Apparently, I left my facebook open in one of his computers and he was able to snoop in it.
I told him I don't have anything to explain to him nor do I feel like I cheated on him. I told him that I'm not ashamed of what I'm doing because 'I need' 'what I'm doing'.
I asked him what he was actually expecting from me... like keep on hanging on to something I do not even know if it still exists... and keeping my end of our arrangement... being loyal to him and all... without getting any efforts nor basically anything at all from him.
And so that was the end of that short affair.
Fast forward to many dates and a 'Pillow pal' after... I was annoyed at 'Pillow Pal' during the time he was troubling himself over a one-week affair and posted a 'pahaging' FB status.
But something in what I said actually hit the wrong guy... yes, the Film Prof. He decided to post a retaliating but not so obvious status.
It hit me... but I decided not to go there. Instead, I opened his profile page and found that he's now regularly going to the gym again... thanks to my encouragements before.

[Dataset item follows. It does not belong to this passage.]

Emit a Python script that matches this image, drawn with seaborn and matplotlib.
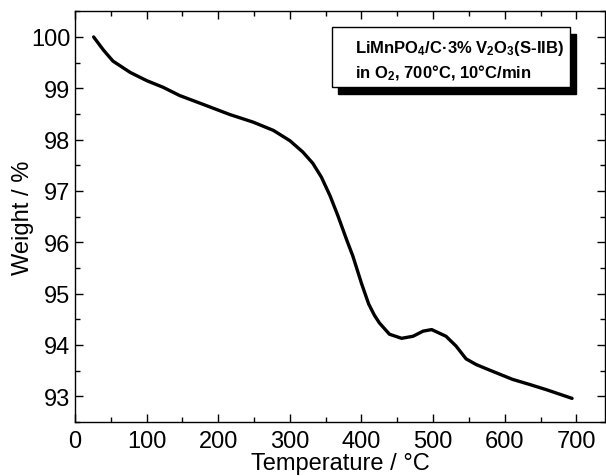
import numpy as np
import pandas as pd
import matplotlib
matplotlib.use("Agg")
import matplotlib.pyplot as plt
from matplotlib.patches import Rectangle
from matplotlib.ticker import MultipleLocator
import seaborn as sns

temperature = [26, 40, 53, 77, 100, 123, 146, 184, 216, 249, 277, 300, 318, 332,
               344, 356, 367, 379, 388, 400, 410, 418, 425, 439, 456, 472, 486,
               498, 518, 532, 546, 560, 579, 611, 635, 658, 694]
weight = [100.0, 99.74, 99.53, 99.31, 99.15, 99.02, 98.86, 98.66, 98.49, 98.34,
          98.18, 97.98, 97.76, 97.54, 97.27, 96.91, 96.52, 96.06, 95.73, 95.2,
          94.8, 94.58, 94.43, 94.21, 94.13, 94.17, 94.27, 94.30, 94.17, 93.98,
          93.73, 93.62, 93.51, 93.33, 93.23, 93.13, 92.96]
x_ticks = [0, 100, 200, 300, 400, 500, 600, 700]
y_ticks = [93, 94, 95, 96, 97, 98, 99, 100]

sns.set_style("ticks")
plt.rcParams['font.family'] = ['Liberation Sans', 'DejaVu Sans']
plt.rcParams['mathtext.fontset'] = 'custom'
plt.rcParams['mathtext.rm'] = 'Liberation Sans:bold'
plt.rcParams['mathtext.it'] = 'Liberation Sans:bold'
plt.rcParams['mathtext.bf'] = 'Liberation Sans:bold'
plt.rcParams['text.color'] = 'black'
plt.rcParams['axes.labelcolor'] = 'black'

df = pd.DataFrame({"T": temperature, "W": weight})

fig = plt.figure(figsize=(6.06, 4.77), dpi=100)
ax = fig.add_axes([75/606, 54/477, 530/606, (423-12.3)/477])
sns.lineplot(data=df, x="T", y="W", ax=ax, color="black", linewidth=2.4)
for ln in ax.lines:
    ln.set_solid_joinstyle('round')
    ln.set_solid_capstyle('round')

ax.set_xlim(0, 740)
ax.set_ylim(92.5, 100.5)
ax.set_xticks(x_ticks)
ax.set_yticks(y_ticks)
ax.xaxis.set_minor_locator(MultipleLocator(50))
ax.yaxis.set_minor_locator(MultipleLocator(0.5))
ax.tick_params(which='both', direction='in', top=True, right=True, width=1.0,
               labelsize=17, colors='black')
ax.tick_params(which='major', length=6)
ax.tick_params(which='minor', length=3.5)
ax.tick_params(axis='x', which='both', pad=6)
for s in ax.spines.values():
    s.set_linewidth(1.0)
    s.set_color('black')
ax.set_xlabel("Temperature / °C", fontsize=17, labelpad=-0.5, color='black')
ax.set_ylabel("Weight / %", fontsize=17, labelpad=-2, color='black')

# annotation box with shadow
fig.patches.append(Rectangle((338/606, (477-95)/477), 238/606, 60/477,
                             transform=fig.transFigure, facecolor='black',
                             edgecolor='black', zorder=5))
fig.patches.append(Rectangle((332/606, (477-88)/477), 238/606, 60/477,
                             transform=fig.transFigure, facecolor='white',
                             edgecolor='black', linewidth=1.0, zorder=6))
fig.text(355/606, (477-53)/477, r"LiMnPO$_4$/C·3% V$_2$O$_3$(S-IIB)",
         fontsize=12, fontweight='bold', ha='left', va='baseline', zorder=7,
         color='black')
fig.text(355/606, (477-78)/477, r"in O$_2$, 700°C, 10°C/min",
         fontsize=12, fontweight='bold', ha='left', va='baseline', zorder=7,
         color='black')

fig.savefig("out.png", dpi=100)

He also sports the short hair that I like again. Thanks to me again... I've finally convinced him that rebonded hair doesn't look as sexy as his short curls.
Oh, and I was able to give him a brief make-over time too. And I'm certain that he's changing his wardrobe gradually with the kind of clothes I made him try on during our trips to the boutiques before.
Tangna n'ya. Ngayon pa s'ya gumwapo uli ng ganito.
HUW..... WHY..... YYYYYYY?!!!!!@!*
Why do they all end up being better only after an affair with me?!!!
That was what I was screaming in my head that night.
When I got home and opened my door, there was a white envelope on the floor.
Instantly, I felt elated by the sight. Thought 'oh good... my very first letter in this apartment... who could it be?'
Then I found out it was my first electric bill. It didn't even reach P5.00.